=== Data records ===
────────
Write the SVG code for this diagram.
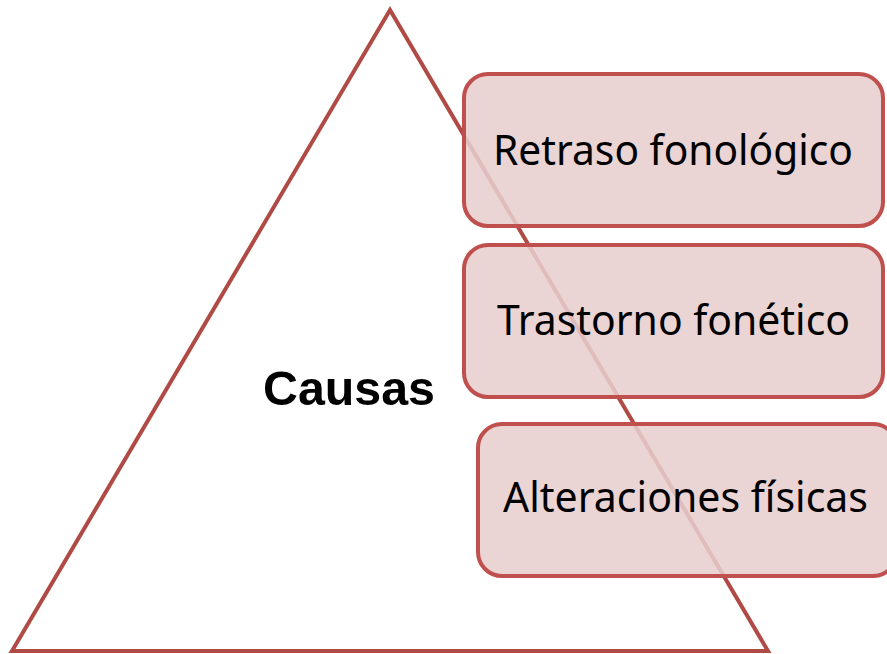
────────
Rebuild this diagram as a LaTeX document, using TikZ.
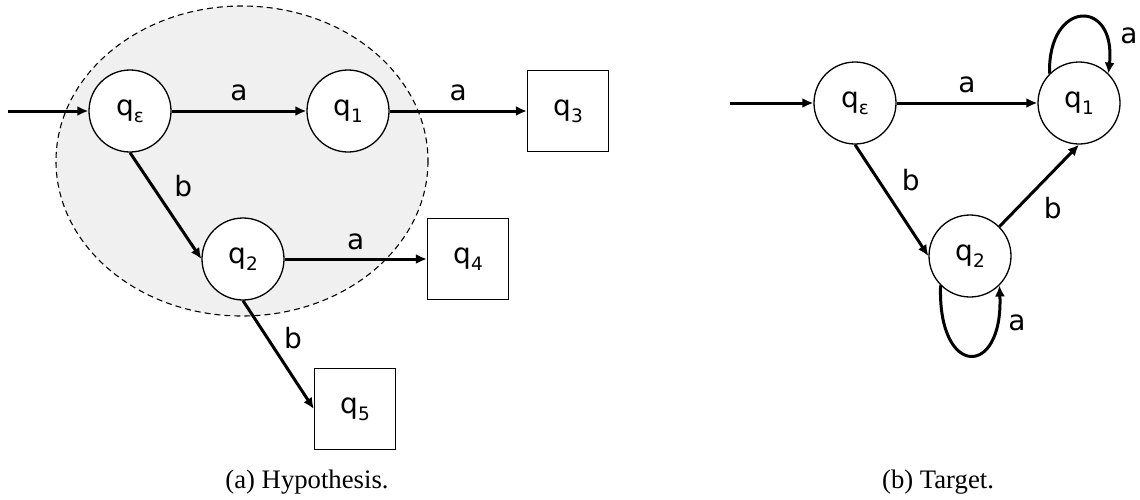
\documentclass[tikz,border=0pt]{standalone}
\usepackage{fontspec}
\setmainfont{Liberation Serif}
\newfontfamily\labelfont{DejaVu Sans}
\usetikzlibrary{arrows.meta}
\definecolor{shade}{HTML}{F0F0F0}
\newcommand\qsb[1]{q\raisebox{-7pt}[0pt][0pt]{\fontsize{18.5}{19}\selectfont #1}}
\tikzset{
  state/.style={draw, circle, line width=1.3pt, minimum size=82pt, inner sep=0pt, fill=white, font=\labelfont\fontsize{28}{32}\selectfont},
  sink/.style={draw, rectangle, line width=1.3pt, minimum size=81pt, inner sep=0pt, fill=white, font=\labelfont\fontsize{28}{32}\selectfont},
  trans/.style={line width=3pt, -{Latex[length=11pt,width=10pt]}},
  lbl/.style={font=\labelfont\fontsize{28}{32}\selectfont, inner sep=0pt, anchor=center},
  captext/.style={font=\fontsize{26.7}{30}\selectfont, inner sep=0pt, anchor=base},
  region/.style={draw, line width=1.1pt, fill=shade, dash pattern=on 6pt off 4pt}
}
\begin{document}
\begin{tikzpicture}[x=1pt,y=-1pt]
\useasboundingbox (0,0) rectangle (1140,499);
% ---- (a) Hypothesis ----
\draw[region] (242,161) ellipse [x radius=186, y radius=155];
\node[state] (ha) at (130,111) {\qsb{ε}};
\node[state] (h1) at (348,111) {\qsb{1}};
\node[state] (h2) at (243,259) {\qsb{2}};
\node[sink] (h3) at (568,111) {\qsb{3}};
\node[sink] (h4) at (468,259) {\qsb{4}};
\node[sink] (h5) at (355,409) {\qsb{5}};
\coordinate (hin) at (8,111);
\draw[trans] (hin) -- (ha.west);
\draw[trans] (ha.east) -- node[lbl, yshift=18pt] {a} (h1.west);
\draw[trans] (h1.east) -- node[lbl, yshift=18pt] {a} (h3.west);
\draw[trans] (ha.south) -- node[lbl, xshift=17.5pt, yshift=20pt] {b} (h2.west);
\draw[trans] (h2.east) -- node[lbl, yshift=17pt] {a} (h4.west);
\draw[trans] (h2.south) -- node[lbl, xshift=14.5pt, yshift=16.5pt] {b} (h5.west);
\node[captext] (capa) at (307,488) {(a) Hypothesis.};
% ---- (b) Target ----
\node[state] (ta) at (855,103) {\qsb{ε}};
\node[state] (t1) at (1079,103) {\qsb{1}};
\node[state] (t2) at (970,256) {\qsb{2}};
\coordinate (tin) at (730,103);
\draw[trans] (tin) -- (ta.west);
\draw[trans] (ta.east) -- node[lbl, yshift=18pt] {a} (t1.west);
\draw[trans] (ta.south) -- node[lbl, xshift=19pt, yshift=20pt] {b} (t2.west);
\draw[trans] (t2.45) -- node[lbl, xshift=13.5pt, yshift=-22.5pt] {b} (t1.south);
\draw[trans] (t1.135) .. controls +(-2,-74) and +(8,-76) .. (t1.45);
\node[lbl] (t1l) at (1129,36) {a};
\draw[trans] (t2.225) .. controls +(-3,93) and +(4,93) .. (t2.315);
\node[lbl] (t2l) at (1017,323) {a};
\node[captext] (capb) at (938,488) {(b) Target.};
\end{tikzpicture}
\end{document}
────────
=== Directive ===
Show each line in the entries that holds the string "diagram".

=== Output ===
Write the SVG code for this diagram.
Rebuild this diagram as a LaTeX document, using TikZ.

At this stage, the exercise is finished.